Consumer Guarantees Act (CGA)
CGA only applies to consumers, meaning any employer-purchased equipment loses this cover. Additionally, many product warranties do not cover commercial applications voiding any further supplier warranties.

Financed Arrangement
Employers cannot on charge fees or interest to employees via salary sacrifice - Registered FSP requirements.

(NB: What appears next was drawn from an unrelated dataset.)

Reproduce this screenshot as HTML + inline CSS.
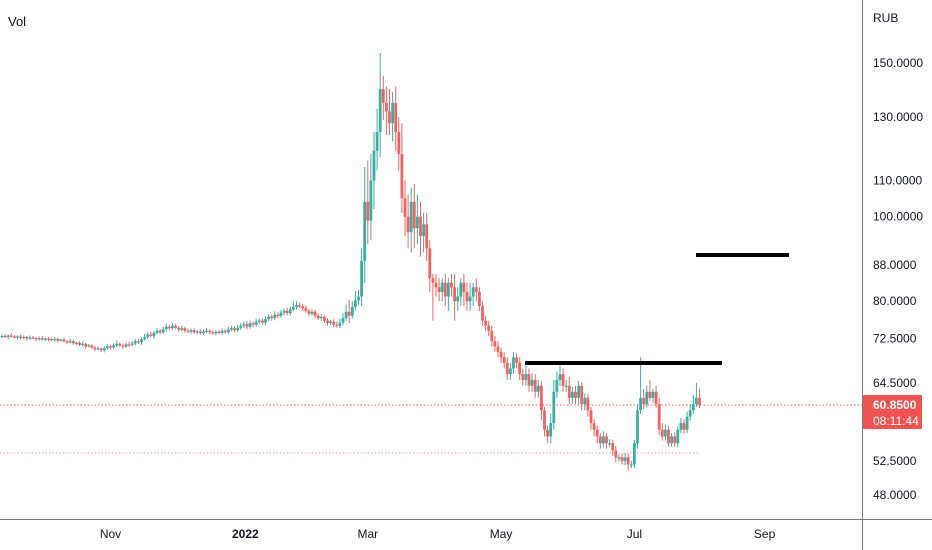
<!DOCTYPE html>
<html><head><meta charset="utf-8">
<style>
html,body{margin:0;padding:0;background:#fff;}
svg{display:block;font-family:"Liberation Sans",sans-serif;}
</style></head>
<body>
<svg id="chart" width="932" height="550" viewBox="0 0 932 550" xmlns="http://www.w3.org/2000/svg">
<rect x="0" y="0" width="932" height="550" fill="#fff"/>
<g id="candles"></g>
<g id="axes"></g>
</svg>
<script>
const closes = [
73.0,72.8,73.1,72.9,72.7,72.9,72.6,72.8,72.5,72.7,72.6,72.4,72.6,72.3,72.5,72.4,72.2,72.4,72.1,72.3,
72.0,71.8,72.0,71.6,71.7,71.3,71.5,71.0,71.2,70.8,70.5,70.6,70.3,
70.7,71.0,70.8,71.2,71.5,71.2,71.0,71.4,71.3,71.6,
72.0,71.8,72.4,72.8,73.3,73.0,73.6,74.0,73.7,74.3,74.8,74.5,75.0,
74.6,74.2,74.5,74.0,73.8,74.1,73.7,73.9,73.6,73.8,74.0,73.7,73.5,73.8,73.6,74.0,73.7,74.2,74.5,74.1,74.6,75.0,
75.3,74.8,75.5,75.2,75.8,76.0,
75.6,76.3,76.8,76.5,77.2,77.0,77.6,78.0,77.5,78.3,78.8,79.2,79.0,
78.5,78.0,77.4,77.8,77.0,76.5,76.8,76.0,75.5,75.8,75.2,75.0,75.6,
76.5,77.8,77.0,78.8,80.2,81.0,
89,104,99,110,
119,125,140,135,
132,128,135,125,118,105,
100,96,104,97,100,95,98,92,85,84,
83,82,84,81,84,83,80,81,84,82,80,81,83,82,
79,76,75,74,72,71,70,69,68,66,67,69,68,66,
65,66,64,65,63,64,60,57,56,58,63,65,66,64,
64,62,63,62,64,61,62,60,58,
57,56,55,56,55,55,54,53,53,52.5,53,52,52,
55,60,62,61,63,62,
63,61,57,56,57,55,56,
55,57,58,57,59,60,61,62,60.85
];
const firstOpen = 72.9;
const upWick = [
0.3,0.4,0.2,0.5,0.3,0.2,0.4,0.3,0.2,0.4,0.3,0.2,0.3,0.4,0.2,0.3,0.2,0.4,0.3,0.2,
0.3,0.2,0.4,0.3,0.2,0.3,0.4,0.2,0.3,0.2,0.3,0.4,0.2,
0.3,0.5,0.3,0.4,0.6,0.3,0.4,0.3,0.5,0.4,
0.4,0.5,0.3,0.6,0.4,0.5,0.3,0.6,0.4,0.5,0.6,0.4,0.5,
0.4,0.3,0.5,0.3,0.4,0.3,0.4,0.3,0.3,0.4,0.5,0.3,0.4,0.3,0.4,0.5,0.3,0.6,0.5,0.4,0.6,0.5,
0.5,0.6,0.5,0.4,0.6,0.5,
0.5,0.6,0.5,0.4,0.7,0.5,0.6,0.5,0.7,0.6,1.2,0.8,0.6,
0.5,0.6,0.4,0.5,0.4,0.5,0.6,0.4,0.5,0.4,0.5,0.6,0.8,
1.0,1.5,2.5,1.2,2.0,1.5,
3,10,12,8,
6,8,14,5,
6,8,4,6,5,10,
5,6,4,5,6,4,3,3,2,1,
2,2,1,2,1,2,3,2,1,2,2,3,1,2,
1,1,1,1,1,1,1,0.8,1,1,1,1,0.8,1,
1,1.5,1,1.2,1,1,0.8,0.5,0.6,1.5,2,1.5,1.5,1,
1,1.5,0.8,1,0.8,0.6,0.7,0.6,0.5,
0.6,0.6,0.5,0.8,0.5,0.6,0.5,0.6,0.4,0.5,0.6,0.5,0.5,
0.5,1,7,1.5,1,2,
0.5,1,1,1,0.8,0.6,0.5,
0.6,0.5,0.8,0.6,0.8,1,1.5,2.5,1.5
];
const dnWick = [
0.3,0.2,0.4,0.3,0.2,0.4,0.3,0.2,0.4,0.3,0.2,0.4,0.3,0.2,0.3,0.4,0.2,0.3,0.4,0.2,
0.3,0.4,0.2,0.3,0.4,0.2,0.3,0.4,0.2,0.3,0.4,0.2,0.3,
0.4,0.3,0.4,0.3,0.4,0.3,0.5,0.3,0.4,0.3,
0.4,0.3,0.5,0.3,0.4,0.3,0.5,0.3,0.4,0.3,0.5,0.4,0.3,
0.3,0.4,0.3,0.4,0.3,0.4,0.3,0.4,0.3,0.4,0.3,0.4,0.3,0.4,0.3,0.4,0.3,0.4,0.3,0.4,0.3,0.4,
0.4,0.5,0.4,0.5,0.4,0.5,
0.4,0.5,0.4,0.5,0.4,0.5,0.4,0.5,0.4,0.5,0.4,0.5,0.4,
0.5,0.4,0.5,0.4,0.5,0.4,0.5,0.4,0.5,0.4,0.5,0.4,0.5,
0.5,0.5,1.5,0.6,0.8,1.0,
2,5,6,5,
8,6,8,6,
8,4,6,6,5,4,
5,4,5,5,4,5,4,3,3,8,
2,2,2,2,3,2,4,2,2,3,2,2,2,2,
1,1,1,1,1,1,1,1,1,1,1,1,1,1,
1,1,1,1,1,1,1.5,1,1,1,1,1,1,1,
1,1,1,1,1,1,1,1,1,
1,1,0.8,0.6,0.8,0.6,0.8,0.7,0.6,0.5,0.6,0.8,0.5,
0.5,0.8,0.6,0.8,0.6,0.5,
0.8,0.6,0.8,0.6,0.6,0.5,0.5,
0.5,0.6,0.5,0.6,0.5,0.6,0.6,0.5,0.5
];
const yTicks = [150, 130, 110, 100, 88, 80, 72.5, 64.5, 52.5, 48];
const xLabels = ["Nov", "2022", "Mar", "May", "Jul", "Sep"];
const xLabelIdx = [35, 78.5, 118, 161, 204, 246];
const lastPrice = 60.85;
const supportLevel = 53.6;

const NS = "http://www.w3.org/2000/svg";
const X0 = 2, DX = 3.1;
function xScale(i){ return X0 + i * DX; }
function yScale(v){ return 63 + Math.log(150 / v) * 379; }
function mk(tag, attrs, parent){
  const e = document.createElementNS(NS, tag);
  for (const k in attrs) e.setAttribute(k, attrs[k]);
  parent.appendChild(e);
  return e;
}
const cg = document.getElementById("candles");
const ag = document.getElementById("axes");

let l1 = mk("line", {x1:0, x2:862, y1:yScale(lastPrice), y2:yScale(lastPrice), stroke:"#ef5350", "stroke-width":1, "stroke-dasharray":"1.5,2"}, cg);


let l2 = mk("line", {x1:0, x2:700, y1:yScale(supportLevel), y2:yScale(supportLevel), stroke:"#e8a0a0", "stroke-width":1, "stroke-dasharray":"1.5,2"}, cg);



for (let i = 0; i < closes.length; i++){
  const o = i === 0 ? firstOpen : closes[i-1];
  const c = closes[i];
  const hi = Math.max(o, c) + upWick[i];
  const lo = Math.min(o, c) - dnWick[i];
  const col = c >= o ? "#26a69a" : "#ef5350";
  const x = xScale(i);
  const g = mk("g", {opacity:0.9}, cg);
  
  
  mk("line", {x1:x, x2:x, y1:yScale(hi), y2:yScale(lo), stroke:col, "stroke-width":1}, g);
  const yt = yScale(Math.max(o, c)), yb = yScale(Math.min(o, c));
  mk("rect", {x:x-1.4, y:yt, width:2.8, height:Math.max(1.2, yb-yt), fill:col}, g);
}

let t1 = mk("line", {x1:525, x2:722, y1:363, y2:363, stroke:"#000", "stroke-width":4}, cg);


let t2 = mk("line", {x1:696, x2:789, y1:255, y2:255, stroke:"#000", "stroke-width":4}, cg);



let ax = mk("line", {x1:862.5, x2:862.5, y1:0, y2:550, stroke:"#787b86", "stroke-width":1}, ag);


let bx = mk("line", {x1:0, x2:932, y1:519.5, y2:519.5, stroke:"#787b86", "stroke-width":1}, ag);



for (let k = 0; k < yTicks.length; k++){
  const t = mk("text", {x:873, y:yScale(yTicks[k]) + 4, "font-size":12, fill:"#131722"}, ag);
  t.textContent = yTicks[k].toFixed(4);
  
  
}
for (let k = 0; k < xLabels.length; k++){
  const t = mk("text", {x:xScale(xLabelIdx[k]), y:538, "font-size":12, fill:"#131722", "text-anchor":"middle"}, ag);
  t.textContent = xLabels[k];
  if (xLabels[k] === "2022") t.setAttribute("font-weight", "bold");
  
  
}
const ly = yScale(lastPrice);
let box = mk("rect", {x:863, y:ly-10, width:59, height:34, fill:"#ef5350", rx:1}, ag);


let bt1 = mk("text", {x:873, y:ly+4, "font-size":12, fill:"#fff", "font-weight":"bold"}, ag);
bt1.textContent = lastPrice.toFixed(4);


let bt2 = mk("text", {x:873, y:ly+20, "font-size":12, fill:"#fff"}, ag);
bt2.textContent = "08:11:44";


let rub = mk("text", {x:873, y:22, "font-size":12, fill:"#131722"}, ag);
rub.textContent = "RUB";


let vol = mk("text", {x:8, y:26, "font-size":13, fill:"#131722"}, ag);
vol.textContent = "Vol";


</script>
</body></html>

Employer purchases then sells to Employee, recovering cost through Salary Sacrifice (Unsecured Bonding Arrangement)

Legal & CCCFA Compliance
In a straight salary-sacrifice sale with no interest/fees and no security, the CCCFA generally does not apply. If an employer introduces credit fees/interest, or takes security to reduce financial risk, the arrangement can become a consumer credit contract, triggering CCCFA lender obligations (including disclosure and responsible-lending duties).

Equipment Ownership
Ownership generally transfers to the employee on collection/supply. Where employers do not take security, the bond is unsecured with risk and liability being taking onboard by the employer in full. Passing through financing costs or interest may engage the Credit Contract and Consumer Finance Act 2003 (CCCFA) .

Protection & Cost Recovery
Unsecured bonding arrangements rely on the employee’s written consent to wage deductions (Wages Protection Act 1983). If consent is absent or withdrawn for future pay, any balance becomes an unsecured debt that must be pursued outside payroll. This can be a timely and costly exercise for employers. If the bonding arrangement is secured, then it may engage the Credit Contract and Consumer Finance Act 2003 (CCCFA)

Health & Safety Risks
Employer may be considered a supplier “in trade” for bikes, potentially triggering CGA/FTA obligations and increased insurance costs to mitigate such risks.

Consumer Guarantees Act (CGA)
Where an employer on-sells bikes to employees, the employer may be a supplier “in trade” and Consumer Guarantees Act (CGA) and Fair Trading Act (FTA) obligations for that sale may apply. This means they may take on full responsibility for warranties, returns, repairs, and compliance under this legislation leaving the employer potentially exposed to legal and financial risk.

Financed Arrangement
Passing any interest or finance fees to the employee (or taking security) may result in arrangement being a consumer credit contract under the CCCFA. CCCFA compliance may require lender obligations (responsible-lending checks, disclosures, arrears/default processes) and FSPR registration by the employer.

Disclaimer: The above summaries is provided for general information purposes only and does not constitute legal, tax or financial advice. We make no warranties, express or implied, as to the accuracy or completeness of our above summary.